In [1]:
import clusim.clugen as clugen
import clusim.sim as sim
from clusim.clustering import Clustering, print_clustering

In [2]:
# A clustering over 7 elements
c1 = clugen.make_random_clustering(n_elements = 7, n_clusters = 2, random_model='num')
print_clustering(c1)

0134|256


In [3]:
# now mimic an instance where the algorithm doesnt cluster all 10 elements
elm2clu_dict = c1.to_elm2clu_dict()
elm2clu_dict[7] = []
elm2clu_dict[8] = []
elm2clu_dict[9] = []

# if we try to make a clustering, it raises an UnassignedElementError
c2 = Clustering().from_elm2clu_dict(elm2clu_dict)

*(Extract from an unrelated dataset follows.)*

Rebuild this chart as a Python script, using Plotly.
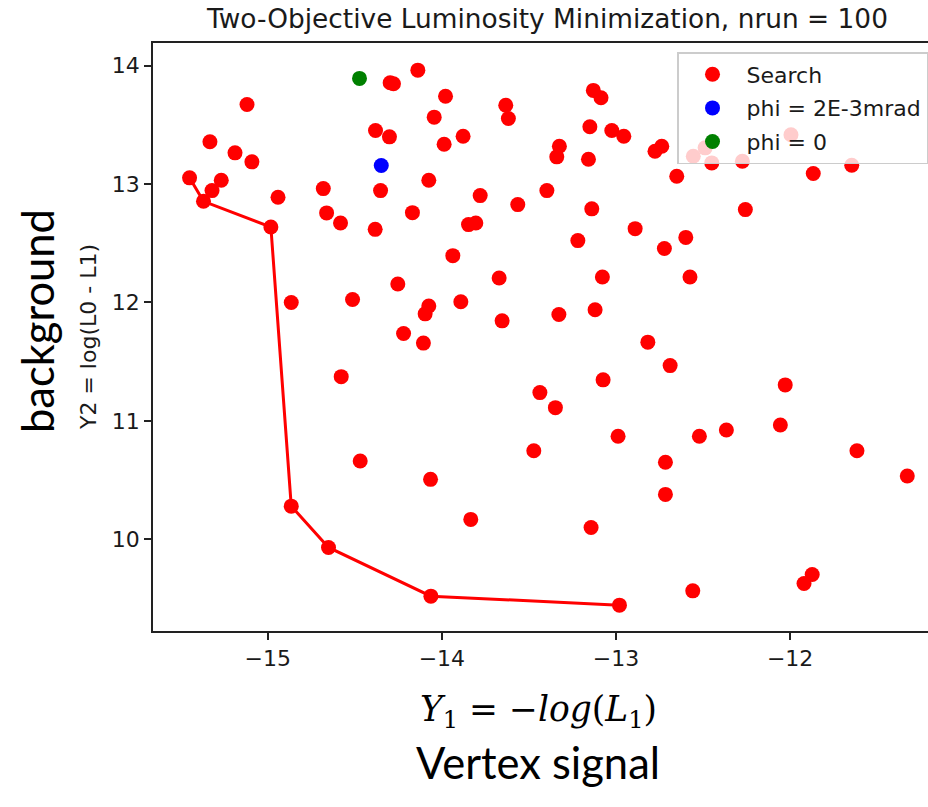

UnassignedElementError: There are 3 elements unassigned to a cluster.

In [5]:
# we can fix that error by grouping all of the missing elements to a single cluster
elm2clu_dict2 = clugen.cluster_missing_elements(list(range(10)), c1.to_elm2clu_dict(), new_cluster_type = 'giant')
c2 = Clustering().from_elm2clu_dict(elm2clu_dict2)
print_clustering(c2)

# or we can fix that error by placing each of the missing elements into a singleton cluster
elm2clu_dict3 = clugen.cluster_missing_elements(list(range(10)), c1.to_elm2clu_dict(), new_cluster_type = 'singleton')
c3 = Clustering().from_elm2clu_dict(elm2clu_dict3)
print_clustering(c3)

0134|256|897
0134|256|8|9|7


In [6]:
# Also note that all similarity comparisons must be between Clusterings with the same element sets

# so trying to compare Clustering c1 to c3 will produce a ClusteringSimilarityError
sim.rand_index(c1, c3)

ClusteringSimilarityError: The element sets must be the same for both clusterings.